There is one clue. In 1973 Hansen built a rear-engine sprint car out of a Formula A Lola and ventured off to the USAC races to take on the Offenhausers, most of which were front engined. He showed up at the Minnesota State Fair for a paved half-mile race, qualified on the pole and won his heat before the USAC officials, much to their chagrin as the story goes, realized what was happening. Here was this outsider, not a good ol' boy from the sideways set but a sporty-car type with clean fingernails, an amateur—and a rich one to boot—driving a car with a stock-block, gasoline-burning, V-8 engine stuck in the wrong end. Shortly before the main event (and long after the car had passed tech inspection) Hansen was told that his roll cage didn't have enough support. Lindorfer hastily welded on a jack handle to satisfy the officials. Then, as Hansen was walking toward the grid, they told him his two-piece driving suit wouldn't do (after he had worn it in the heat race, of course). A USAC driver named Bruce Walkup lent Hansen a one-piece suit. Overcoming these hassles, Hansen had a couple of problems of his own to deal with, namely a fever and nausea from the flu. But after a seesaw dice with Tom Sneva he won the race. The next year, USAC banned the rear-engined sprint car.

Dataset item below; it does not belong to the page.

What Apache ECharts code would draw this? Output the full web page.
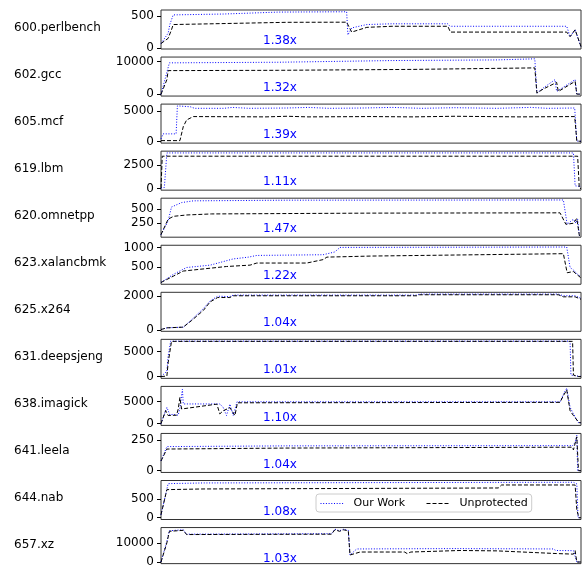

Hansen reflects a lot on that incident. "I think when a man starts winning he expects more out of himself, so he tries harder. I was tired and I was sick and I ached, but I was determined to win. A lot of people hate to lose, but there are very few who are really afraid of not winning."

And one can't help but wonder just who it is Jerry Hansen means.

TWO PHOTOS

Phone-equipped Ferrari is for business; Hansen's race cars are his $50,000-a-year hobby.